PROBLEM TO SOLVE
Retype the whole listing, please, keeping every line exact and dropping the pictures.

STORED DATA

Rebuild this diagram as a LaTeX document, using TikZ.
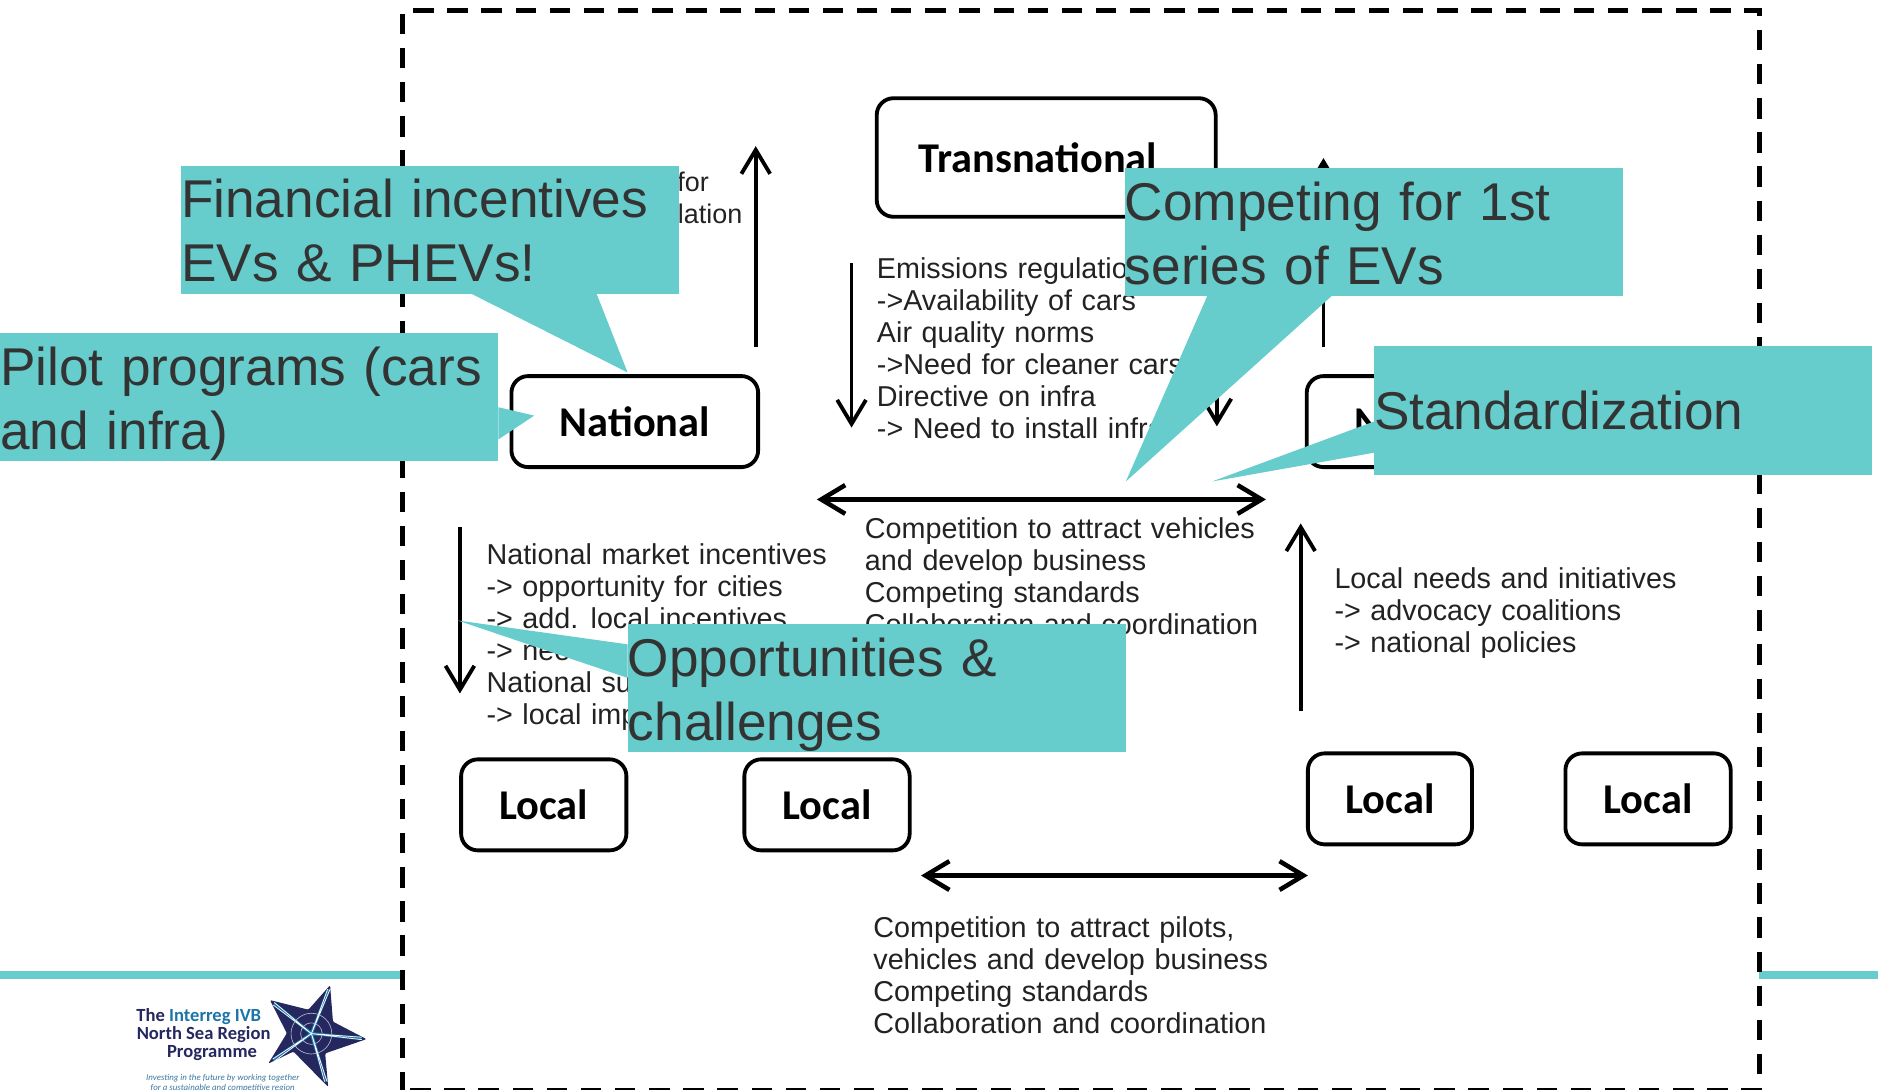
\documentclass[tikz,border=0pt]{standalone}
\usepackage{fontspec}
\setmainfont{Liberation Sans}
\newfontfamily\boxfont{Carlito}
\newfontfamily\bodyfont[WordSpace=1.2]{Liberation Sans}
\usetikzlibrary{arrows.meta}
\definecolor{calloutfill}{HTML}{66CCCC}
\definecolor{calltext}{HTML}{333333}
\definecolor{bodytext}{HTML}{222222}
\definecolor{navy}{HTML}{25285F}
\definecolor{seablue}{HTML}{1C74A8}
\newcommand{\sizeCall}{\fontsize{44.4}{53.5}\selectfont}
\newcommand{\sizeBody}{\bodyfont\fontsize{24}{26.7}\selectfont}
\newcommand{\sizeBox}{\boxfont\bfseries\fontsize{35.4}{38}\selectfont}
\tikzset{
  x=1pt,y=-1pt,
  frame/.style={line width=4pt,dash pattern=on 17pt off 11.5pt},
  levelbox/.style={draw,line width=3.2pt,rounded corners=14pt,fill=white,inner sep=0pt,font=\sizeBox},
  flow/.style={line width=3.2pt,-{Straight Barb[length=20pt,width=24pt,line width=3.2pt]}},
  twoway/.style={line width=3.8pt,{Straight Barb[length=20pt,width=24pt,line width=3.8pt]}-{Straight Barb[length=20pt,width=24pt,line width=3.8pt]}},
  bodyblock/.style={anchor=north west,inner sep=0pt,align=left,text=bodytext,font=\sizeBody},
  callout/.style={fill=calloutfill,anchor=north west,inner sep=0pt,minimum width=416pt,minimum height=107pt,text width=416pt,align=left,text=calltext,font=\sizeCall},
  tail/.style={fill=calloutfill},
  logotxt/.style={inner sep=0pt,font=\boxfont\bfseries\fontsize{15.5}{17}\selectfont,text=navy},
  logosub/.style={inner sep=0pt,font=\boxfont\itshape\fontsize{7.4}{9}\selectfont,text=seablue!70!gray}
}
\begin{document}
\begin{tikzpicture}
\useasboundingbox (0,0) rectangle (1568,910);
% strip
\fill[calloutfill] (0,811) rectangle (336,817);
\fill[calloutfill] (1469,811) rectangle (1568,817);
% frame
\draw[frame] (336,912) -- (336,9) -- (1469,9) -- (1469,910.5) -- (336,910.5);
% logo
\node[logotxt] (l1) at (166,849) {The \textcolor{seablue}{Interreg IVB}};
\node[logotxt] (l2) at (170,864) {North Sea Region};
\node[logotxt] (l3) at (177,879) {Programme};
\node[logosub] (l4) at (186,900.5) {Investing in the future by working together};
\node[logosub] (l5) at (186,908.5) {for a sustainable and competitive region};
\fill[navy,rounded corners=1pt] (275.6,822.6) -- (278,853) -- (306,867.6) -- (271.5,879.5) -- (274,907.5) -- (245,878) -- (224,888) -- (239.5,862.7) -- (225.4,835) -- (257.5,843) -- cycle;
\draw[seablue,line width=2.6pt] (260,863) -- (274.5,826) (260,863) -- (302,867) (260,863) -- (272,903) (260,863) -- (228,885) (260,863) -- (229,838);
\draw[white,line width=.6pt] (260,863) -- (275.5,826) (260,863) -- (273.5,826) (260,863) -- (302,866) (260,863) -- (302,868) (260,863) -- (271,903) (260,863) -- (273,903) (260,863) -- (228,884) (260,863) -- (229,886) (260,863) -- (229,837) (260,863) -- (228,839);
\draw[white!70!navy,line width=.5pt] (260,863) circle (9) (260,863) circle (17);
% boxes
\node[levelbox,minimum width=283pt,minimum height=99pt] (trans) at (873.5,131.5) {};
\node[font=\sizeBox,inner sep=0pt] (translabel) at (866.5,132) {Transnational};
\node[levelbox,minimum width=206pt,minimum height=76pt] (natl) at (530,352) {National};
\node[levelbox,minimum width=206pt,minimum height=76pt] (natr) at (1194,352) {National};
\node[levelbox,minimum width=138pt,minimum height=76pt] (loca) at (454,672) {Local};
\node[levelbox,minimum width=138pt,minimum height=76pt] (locb) at (690.5,672) {Local};
\node[levelbox,minimum width=137pt,minimum height=76pt] (locc) at (1160.5,667) {Local};
\node[levelbox,minimum width=138pt,minimum height=76pt] (locd) at (1376,667) {Local};
% connectors
\coordinate (a1s) at (631,290); \coordinate (a1e) at (631,122);
\coordinate (a2s) at (711,220); \coordinate (a2e) at (711,357);
\coordinate (a3s) at (1016,220); \coordinate (a3e) at (1016,356);
\coordinate (a4s) at (1105,290); \coordinate (a4e) at (1105,132);
\coordinate (a5s) at (682,417); \coordinate (a5e) at (1057,417);
\coordinate (a6s) at (384,440); \coordinate (a6e) at (384,579);
\coordinate (a7s) at (1086,594); \coordinate (a7e) at (1086,437);
\coordinate (a8s) at (769,731); \coordinate (a8e) at (1092,731);
\draw[flow] (a1s) -- (a1e);
\draw[flow] (a2s) -- (a2e);
\draw[flow] (a3s) -- (a3e);
\draw[flow] (a4s) -- (a4e);
\draw[twoway] (a5s) -- (a5e);
\draw[flow] (a6s) -- (a6e);
\draw[flow] (a7s) -- (a7e);
\draw[twoway] (a8s) -- (a8e);
% texts
\node[bodyblock,anchor=north east,font=\bodyfont\fontsize{22.5}{26.7}\selectfont] (tfor) at (592,143) {for};
\node[bodyblock,anchor=north east,font=\bodyfont\fontsize{22.5}{26.7}\selectfont] (tlat) at (620,170) {lation};
\node[bodyblock] (temis) at (732,215) {Emissions regulations\\->Availability of cars\\Air quality norms\\->Need for cleaner cars\\Directive on infra\\-> Need to install infra};
\node[bodyblock] (tnat) at (406,454) {National market incentives\\-> opportunity for cities\\-> add. local incentives\\-> need\\National su\\-> local imp};
\node[bodyblock] (tcomp) at (722,432) {Competition to attract vehicles\\and develop business\\Competing standards\\Collaboration and coordination};
\node[bodyblock] (tlocal) at (1114,474) {Local needs and initiatives\\-> advocacy coalitions\\-> national policies};
\node[bodyblock] (tpil) at (729,765) {Competition to attract pilots,\\vehicles and develop business\\Competing standards\\Collaboration and coordination};
% callouts
\fill[tail] (393,245) -- (524,311) -- (498,245) -- cycle;
\fill[tail] (416,340) -- (446,347) -- (416,367) -- cycle;
\fill[tail] (1008,247) -- (940,402) -- (1112,247) -- cycle;
\fill[tail] (1147,352) -- (1012,402) -- (1147,378) -- cycle;
\fill[tail] (524,538) -- (382,518) -- (524,566) -- cycle;
\node[callout] (cfin) at (151,138) {\rule{0pt}{34pt}Financial incentives\\EVs \& PHEVs!};
\node[callout] (cpil) at (0,278) {\rule{0pt}{43pt}Pilot programs (cars\\and infra)};
\node[callout] (ccmp) at (939,140) {\rule{0pt}{34pt}Competing for 1st\\series of EVs};
\node[callout] (cstd) at (1147,289) {Standardization};
\node[callout] (copp) at (524,521) {\rule{0pt}{43pt}Opportunities \&\\challenges};
\end{tikzpicture}
\end{document}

FINAL RESULT
Rebuild this diagram as a LaTeX document, using TikZ.
\documentclass[tikz,border=0pt]{standalone}
\usepackage{fontspec}
\setmainfont{Liberation Sans}
\newfontfamily\boxfont{Carlito}
\newfontfamily\bodyfont[WordSpace=1.2]{Liberation Sans}
\usetikzlibrary{arrows.meta}
\definecolor{calloutfill}{HTML}{66CCCC}
\definecolor{calltext}{HTML}{333333}
\definecolor{bodytext}{HTML}{222222}
\definecolor{navy}{HTML}{25285F}
\definecolor{seablue}{HTML}{1C74A8}
\newcommand{\sizeCall}{\fontsize{44.4}{53.5}\selectfont}
\newcommand{\sizeBody}{\bodyfont\fontsize{24}{26.7}\selectfont}
\newcommand{\sizeBox}{\boxfont\bfseries\fontsize{35.4}{38}\selectfont}
\tikzset{
  x=1pt,y=-1pt,
  frame/.style={line width=4pt,dash pattern=on 17pt off 11.5pt},
  levelbox/.style={draw,line width=3.2pt,rounded corners=14pt,fill=white,inner sep=0pt,font=\sizeBox},
  flow/.style={line width=3.2pt,-{Straight Barb[length=20pt,width=24pt,line width=3.2pt]}},
  twoway/.style={line width=3.8pt,{Straight Barb[length=20pt,width=24pt,line width=3.8pt]}-{Straight Barb[length=20pt,width=24pt,line width=3.8pt]}},
  bodyblock/.style={anchor=north west,inner sep=0pt,align=left,text=bodytext,font=\sizeBody},
  callout/.style={fill=calloutfill,anchor=north west,inner sep=0pt,minimum width=416pt,minimum height=107pt,text width=416pt,align=left,text=calltext,font=\sizeCall},
  tail/.style={fill=calloutfill},
  logotxt/.style={inner sep=0pt,font=\boxfont\bfseries\fontsize{15.5}{17}\selectfont,text=navy},
  logosub/.style={inner sep=0pt,font=\boxfont\itshape\fontsize{7.4}{9}\selectfont,text=seablue!70!gray}
}
\begin{document}
\begin{tikzpicture}
\useasboundingbox (0,0) rectangle (1568,910);
% strip
\fill[calloutfill] (0,811) rectangle (336,817);
\fill[calloutfill] (1469,811) rectangle (1568,817);
% frame
\draw[frame] (336,912) -- (336,9) -- (1469,9) -- (1469,910.5) -- (336,910.5);
% logo
\node[logotxt] (l1) at (166,849) {The \textcolor{seablue}{Interreg IVB}};
\node[logotxt] (l2) at (170,864) {North Sea Region};
\node[logotxt] (l3) at (177,879) {Programme};
\node[logosub] (l4) at (186,900.5) {Investing in the future by working together};
\node[logosub] (l5) at (186,908.5) {for a sustainable and competitive region};
\fill[navy,rounded corners=1pt] (275.6,822.6) -- (278,853) -- (306,867.6) -- (271.5,879.5) -- (274,907.5) -- (245,878) -- (224,888) -- (239.5,862.7) -- (225.4,835) -- (257.5,843) -- cycle;
\draw[seablue,line width=2.6pt] (260,863) -- (274.5,826) (260,863) -- (302,867) (260,863) -- (272,903) (260,863) -- (228,885) (260,863) -- (229,838);
\draw[white,line width=.6pt] (260,863) -- (275.5,826) (260,863) -- (273.5,826) (260,863) -- (302,866) (260,863) -- (302,868) (260,863) -- (271,903) (260,863) -- (273,903) (260,863) -- (228,884) (260,863) -- (229,886) (260,863) -- (229,837) (260,863) -- (228,839);
\draw[white!70!navy,line width=.5pt] (260,863) circle (9) (260,863) circle (17);
% boxes
\node[levelbox,minimum width=283pt,minimum height=99pt] (trans) at (873.5,131.5) {};
\node[font=\sizeBox,inner sep=0pt] (translabel) at (866.5,132) {Transnational};
\node[levelbox,minimum width=206pt,minimum height=76pt] (natl) at (530,352) {National};
\node[levelbox,minimum width=206pt,minimum height=76pt] (natr) at (1194,352) {National};
\node[levelbox,minimum width=138pt,minimum height=76pt] (loca) at (454,672) {Local};
\node[levelbox,minimum width=138pt,minimum height=76pt] (locb) at (690.5,672) {Local};
\node[levelbox,minimum width=137pt,minimum height=76pt] (locc) at (1160.5,667) {Local};
\node[levelbox,minimum width=138pt,minimum height=76pt] (locd) at (1376,667) {Local};
% connectors
\coordinate (a1s) at (631,290); \coordinate (a1e) at (631,122);
\coordinate (a2s) at (711,220); \coordinate (a2e) at (711,357);
\coordinate (a3s) at (1016,220); \coordinate (a3e) at (1016,356);
\coordinate (a4s) at (1105,290); \coordinate (a4e) at (1105,132);
\coordinate (a5s) at (682,417); \coordinate (a5e) at (1057,417);
\coordinate (a6s) at (384,440); \coordinate (a6e) at (384,579);
\coordinate (a7s) at (1086,594); \coordinate (a7e) at (1086,437);
\coordinate (a8s) at (769,731); \coordinate (a8e) at (1092,731);
\draw[flow] (a1s) -- (a1e);
\draw[flow] (a2s) -- (a2e);
\draw[flow] (a3s) -- (a3e);
\draw[flow] (a4s) -- (a4e);
\draw[twoway] (a5s) -- (a5e);
\draw[flow] (a6s) -- (a6e);
\draw[flow] (a7s) -- (a7e);
\draw[twoway] (a8s) -- (a8e);
% texts
\node[bodyblock,anchor=north east,font=\bodyfont\fontsize{22.5}{26.7}\selectfont] (tfor) at (592,143) {for};
\node[bodyblock,anchor=north east,font=\bodyfont\fontsize{22.5}{26.7}\selectfont] (tlat) at (620,170) {lation};
\node[bodyblock] (temis) at (732,215) {Emissions regulations\\->Availability of cars\\Air quality norms\\->Need for cleaner cars\\Directive on infra\\-> Need to install infra};
\node[bodyblock] (tnat) at (406,454) {National market incentives\\-> opportunity for cities\\-> add. local incentives\\-> need\\National su\\-> local imp};
\node[bodyblock] (tcomp) at (722,432) {Competition to attract vehicles\\and develop business\\Competing standards\\Collaboration and coordination};
\node[bodyblock] (tlocal) at (1114,474) {Local needs and initiatives\\-> advocacy coalitions\\-> national policies};
\node[bodyblock] (tpil) at (729,765) {Competition to attract pilots,\\vehicles and develop business\\Competing standards\\Collaboration and coordination};
% callouts
\fill[tail] (393,245) -- (524,311) -- (498,245) -- cycle;
\fill[tail] (416,340) -- (446,347) -- (416,367) -- cycle;
\fill[tail] (1008,247) -- (940,402) -- (1112,247) -- cycle;
\fill[tail] (1147,352) -- (1012,402) -- (1147,378) -- cycle;
\fill[tail] (524,538) -- (382,518) -- (524,566) -- cycle;
\node[callout] (cfin) at (151,138) {\rule{0pt}{34pt}Financial incentives\\EVs \& PHEVs!};
\node[callout] (cpil) at (0,278) {\rule{0pt}{43pt}Pilot programs (cars\\and infra)};
\node[callout] (ccmp) at (939,140) {\rule{0pt}{34pt}Competing for 1st\\series of EVs};
\node[callout] (cstd) at (1147,289) {Standardization};
\node[callout] (copp) at (524,521) {\rule{0pt}{43pt}Opportunities \&\\challenges};
\end{tikzpicture}
\end{document}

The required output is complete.